Whether immediately practicable or otherwise, the vast majority of the working-men of Great Britain and Ireland believe in the principle of a legal limit of eight hours. It has become the first article of their profession of political faith. It is a question that will have to be faced and answered in almost every political contest, as in Eccles. The difficulties which surround the framing of an Eight Hours Bill for general application are not easily overcome, and Mr. Gladstone may be fairly excused for his refusal to discuss the merits of such a measure until he sees it in black and white. But statesmanship is not worth its salt if it cannot face difficulties in order to avert dangers to the State. Mr. Gladstone has surmounted many great difficulties in his time. This one should not be above the capacity of the Liberal Party and its leader to overcome. Discuss the eight hours’ question they must, whether they like it or not. It has come within the domain of actual politics. It must be dealt with by one of the two great parties, one way or the other. The extent of the sympathetic attention that will be given to the solution of this problem by Mr. Gladstone and his party, will to a large extent be the measure of the support which they will receive from the working-men advocates of the eight hours’ question, at the next general election.

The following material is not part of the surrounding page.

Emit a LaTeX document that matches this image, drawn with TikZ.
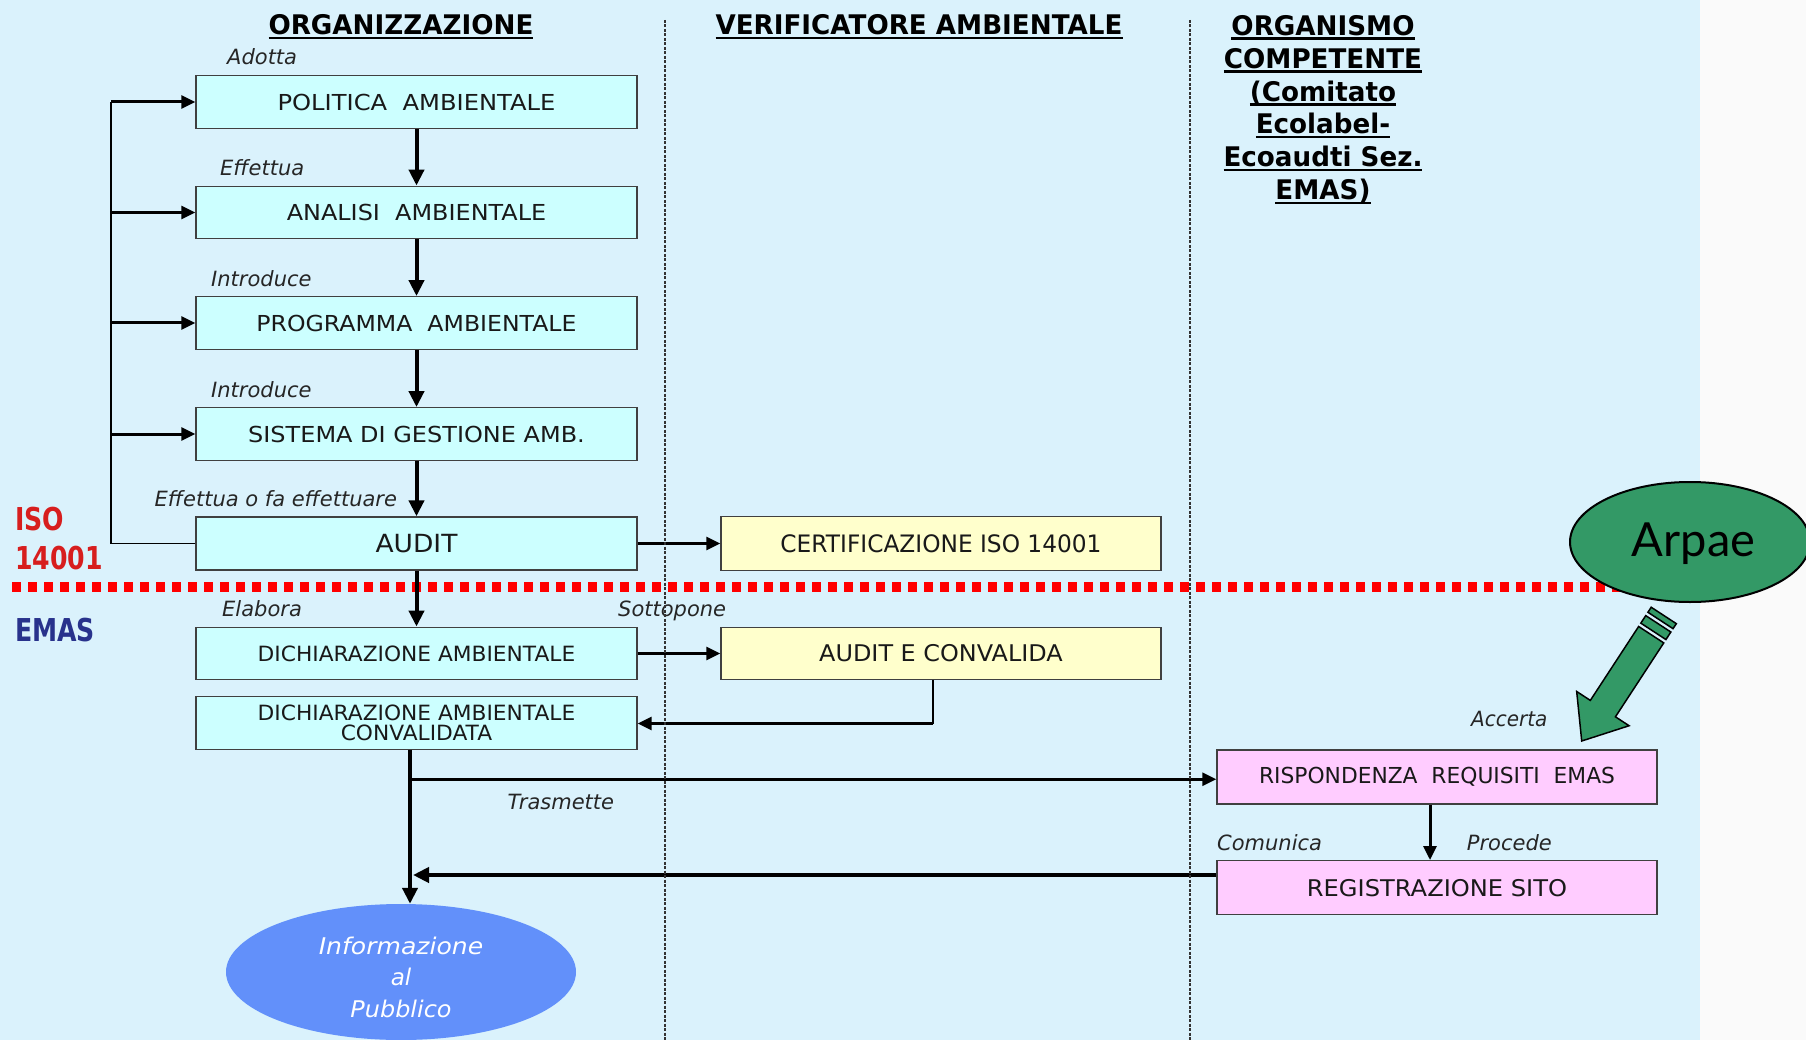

There is one word more to be said with respect to the advice now given by Liberal and Tory politicians alike to working-men, not to look to Parliament for a solution of this eight hours problem. This is precisely what the Anarchists say. They are emphatically opposed to the policy of appealing to Parliament for any, the least, redress for the wrongs of labour. Statesmen and politicians who are, unconsciously, rowing in the same boat with the Anarchists on this question, had better be careful of the probable consequences.

If the masses are discouraged from placing their hope of winning more humane regulations of the hours of daily toil through the legal action of the Legislature, they may learn in desperation to look for relief in the direction of revolution.